Tom Wilson has made his way in Hollywood as an actor, stand-up comic, and voice-over artist for over 35 years.

A cradle Catholic, he was raised in Philadelphia and taught by the Sisters of Mercy. “As a thoughtful oddball kid I accepted Catholicism lock, stock and barrel. I didn’t rebel at all. But while everyone else was playing football I was walking the perimeter of the field looking at the trees and thinking deep thoughts,” he says.

“Even back then, I knew to go to the Eucharist, the absolute axis of the cosmos, to make sense of the world.”

He was on the debate team in high school. He went on to Arizona State University, where an acting coach told him he was the best he’d seen in all his years of teaching. He never looked back.

“Performing is like a magic trick. For a second the audience is in this mysterious space, wondering: ‘Is what I’m seeing on the stage real?’ The plugs aren’t plugged into the sockets any of us thought they were. When acting is done artfully, by committed people, it’s an amazing, beautiful thing. There’s a sacrament, a holiness. God’s all over it.”

There’s also waiting — a lot of it. Before the performance, the actor is preparing an experience for the audience. It’s like a pregnancy. There’s pain coming, and there’s ecstasy.

“When you’re planning to open a play, say, next Thursday, you think, ‘So far it’s just words. But next week I need to make that real.’ Sometimes you put in a mouth guard and a crash helmet because you know it’s going to be costly,” he says.

“Literally waiting to go on, I’m fairly quiet by nature. I’m trying to marshal my strength. Not a lot to eat. Not a lot to talk about. Just trying to be at peace. Then an explosion for an hour. And then you come off stage.”

And afterwards?

“It’s an interesting intersection: the performer who’s just come off stage and the audience member who wants to show very deep appreciation. Just after you’ve shot off a Howitzer, everyone wants to talk to you. You’re done. They’re just beginning.”

All you can do, Tom says, is touch the person’s arm and say, “Thank you.”

“It doesn’t diminish the experience, the love, the exchange. But the exchange is beyond words. Maybe part of heaven is feeling that we’re totally understood. That’s a feeling we wait for our whole lives.”

The real satisfaction of his career as a performer is that he went to the pros and found he could sustain. “I’m 55 now and I’ve made money by putting on shows since I was 19. It’s absolutely miraculous. I’ve been married 30 years, raised four children. How have I survived? I’ve cobbled.”

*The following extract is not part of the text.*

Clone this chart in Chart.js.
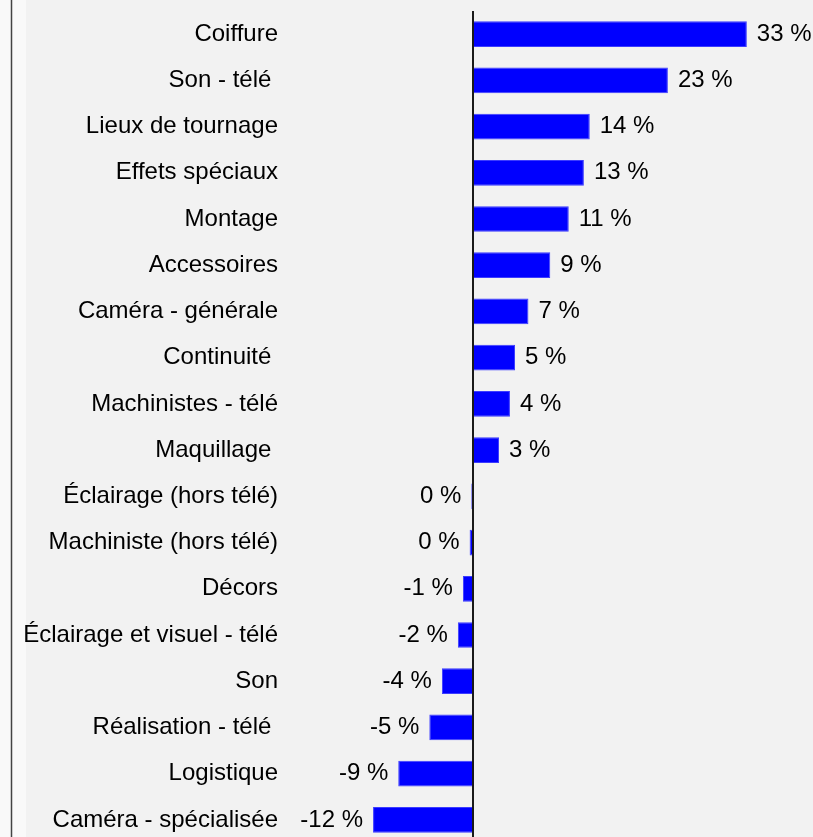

He’s a pop icon, having played Biff Tannen, Griff Tannen, and Buford “Mad Dog” Tannen, respectively, in the “Back to the Future” trilogy. He’s appeared in over 40 other films, including “The Heat” with Sandra Bullock. Currently he’s playing a psychotic banana on an animated Nickelodeon show called “Pig Goat Banana Cricket.” He just did a week of standup at the Tropicana in Vegas.

“That kind of faith only happens in the rear-view mirror. You look back and think ‘How did I keep going?’ I’ve never been a calm, God-will-provide type. No, I’m sweating bullets. I’m in a dark room thinking, ‘How on earth is this going to work?’”

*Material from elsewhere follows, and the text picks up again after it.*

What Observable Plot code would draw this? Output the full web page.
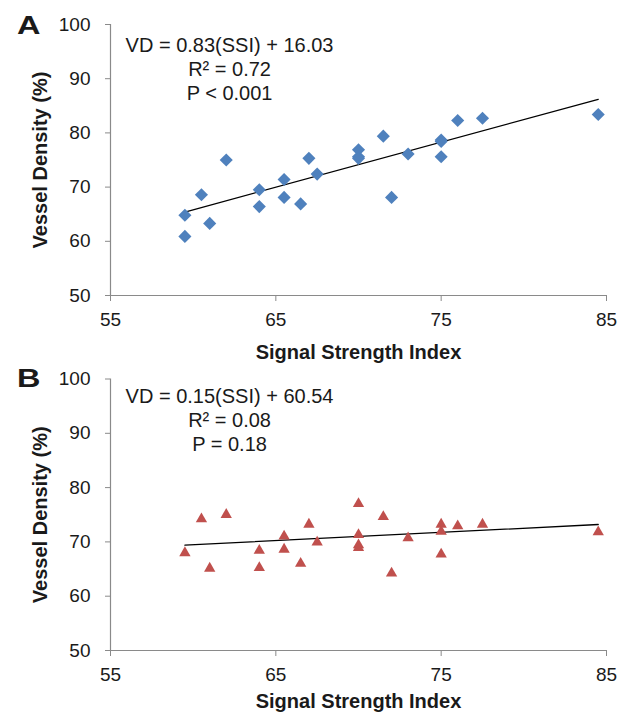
<!DOCTYPE html>
<html>
<head>
<meta charset="utf-8">
<script src="https://cdn.jsdelivr.net/npm/d3@7"></script>
<script src="https://cdn.jsdelivr.net/npm/@observablehq/plot@0.6"></script>
<style>
  html, body { margin: 0; padding: 0; background: #ffffff; }
  #chart { width: 620px; }
  #chart svg { display: block; }
</style>
</head>
<body>
<div id="chart"></div>
<script>
// ---- Data ----
const xTicks = [55, 65, 75, 85];
const yTicks = [50, 60, 70, 80, 90, 100];
const xTitle = "Signal Strength Index";
const yTitle = "Vessel Density (%)";

// Panel A
const ssiA = [59.5, 59.5, 60.5, 61, 62, 64, 64, 65.5, 65.5, 66.5, 67, 67.5, 70, 70, 70, 71.5, 72, 73, 75, 75, 75, 76, 77.5, 84.5];
const vdA  = [64.8, 60.9, 68.6, 63.3, 75.0, 69.5, 66.4, 71.4, 68.1, 66.9, 75.3, 72.4, 76.9, 75.6, 75.3, 79.4, 68.1, 76.1, 78.7, 78.4, 75.6, 82.3, 82.7, 83.4];
const trendSsiA = [59.5, 84.5];
const trendVdA  = [65.4, 86.2];
const eqA = ["VD = 0.83(SSI) + 16.03", "R\u00B2 = 0.72", "P < 0.001"];

// Panel B
const ssiB = [59.5, 60.5, 61, 62, 64, 64, 65.5, 65.5, 66.5, 67, 67.5, 70, 70, 70, 70, 71.5, 72, 73, 75, 75, 75, 76, 77.5, 84.5];
const vdB  = [68.25, 74.5, 65.4, 75.3, 68.7, 65.5, 71.3, 68.9, 66.3, 73.5, 70.2, 77.3, 71.6, 69.7, 69.2, 74.9, 64.5, 71.0, 73.5, 72.2, 68.0, 73.2, 73.5, 72.1];
const trendSsiB = [59.5, 84.5];
const trendVdB  = [69.4, 73.2];
const eqB = ["VD = 0.15(SSI) + 60.54", "R\u00B2 = 0.08", "P = 0.18"];

// ---- Drawing ----
const FONT = "Arial, 'Liberation Sans', Helvetica, sans-serif";
const AXIS = "#8a8a8a";
const INK = "#1a1a1a";

function panel(o) {
  const pts = o.xs.map((x, i) => ({x, y: o.ys[i]}));
  const trend = o.tx.map((x, i) => ({x, y: o.ty[i]}));
  const svg = Plot.plot({
    width: 620,
    height: o.height,
    marginLeft: 110,
    marginRight: 14,
    marginTop: o.marginTop,
    marginBottom: o.height - o.marginTop - o.plotH,
    style: {fontFamily: FONT, fontSize: "19px", color: INK, background: "#ffffff", overflow: "visible"},
    x: {domain: [55, 85]},
    y: {domain: [50, 100]},
    marks: [
      Plot.axisX({ticks: xTicks, tickSize: 6, tickPadding: 11, stroke: AXIS, fill: INK, label: null}),
      Plot.axisY({ticks: yTicks, tickSize: 5, tickPadding: 15, stroke: AXIS, fill: INK, label: null}),
      Plot.ruleX([55], {stroke: AXIS, strokeWidth: 1.2}),
      Plot.ruleY([50], {stroke: AXIS, strokeWidth: 1.2}),
      Plot.text([xTitle], {frameAnchor: "bottom", dy: o.xTitleDy, lineAnchor: "bottom", textAnchor: "middle",
        fontWeight: "bold", fontSize: 20, fill: INK}),
      Plot.text([yTitle], {frameAnchor: "left", dx: -78, rotate: -90, lineAnchor: "top", textAnchor: "middle",
        fontWeight: "bold", fontSize: 20, fill: INK}),
      Plot.text([o.eq.join("\n")], {x: 62.2, y: o.eqY, textAnchor: "middle", lineAnchor: "top",
        lineHeight: 1.2, fontSize: 20, fill: INK}),
      Plot.line(trend, {x: "x", y: "y", stroke: "#000000", strokeWidth: 1.3}),
      Plot.dot(pts, {x: "x", y: "y", symbol: o.symbol, r: o.r, fill: o.color, stroke: "none", dy: o.dotDy})
    ]
  });
  d3.select(svg).append("text")
    .text(o.letter)
    .attr("text-anchor", "start")
    .attr("transform", `translate(17,${o.letterBase}) scale(1.3,1)`)
    .attr("font-family", FONT)
    .attr("font-weight", "bold")
    .attr("font-size", 25)
    .attr("fill", INK);
  return svg;
}

const root = document.getElementById("chart");
root.appendChild(panel({
  letter: "A", letterBase: 34,
  xs: ssiA, ys: vdA, tx: trendSsiA, ty: trendVdA, eq: eqA, eqY: 98,
  symbol: "diamond2", r: 5.9, color: "#4f81bd", dotDy: 0,
  height: 360, marginTop: 24, plotH: 271, xTitleDy: 63
}));
root.appendChild(panel({
  letter: "B", letterBase: 27,
  xs: ssiB, ys: vdB, tx: trendSsiB, ty: trendVdB, eq: eqB, eqY: 98.8,
  symbol: "triangle", r: 4.2, color: "#c0504d", dotDy: 1.5,
  height: 355, marginTop: 18.5, plotH: 271.5, xTitleDy: 57
}));
</script>
</body>
</html>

The artist, the jester, the fool are significant roles in a healthy culture, Tom maintains. He’s always known he has a gift; that performing is what he was made for by God.

“Honestly from the time that my mom and dad told me, the sisters told me, I have never not felt that God is a tangible reality. I believe it more now than at any other moment in my life. It’s the only thing that makes sense. Every aspect of the Gospels, every aspect of Advent,” he says. 

But his faith hasn’t always been warmly received, and has even seemingly hindered his career.

That’s just the way it is, he shrugs.

“Christ is our Savior but he’s also our Lord. That means you listen, and when he says, ‘Do it,’ you do it, and when he says, ‘Don’t do it, you don’t.’

“I’m often before the Blessed Sacrament asking, ‘Is there something else I’m supposed to do?’ I’d love to hear ‘Orthodontia’ or ‘Pilates Instructor.’ What I hear is, ‘Keep going.’ I might be worried but my sense is he’s not worried. So I just keep going.”

His wife teaches music at Our Lady of Grace School in Encino.

“She loves it. Many times we have a Mass with the schoolchildren and they’re singing a song about our faith or Jesus. With Christmas coming, I’ve been thinking that maybe all those years of work — the sweating bullets, the travel, the waiting in the wings — maybe all of it has just been to support her. To help my wife teach children to sing a beautiful song about Jesus.”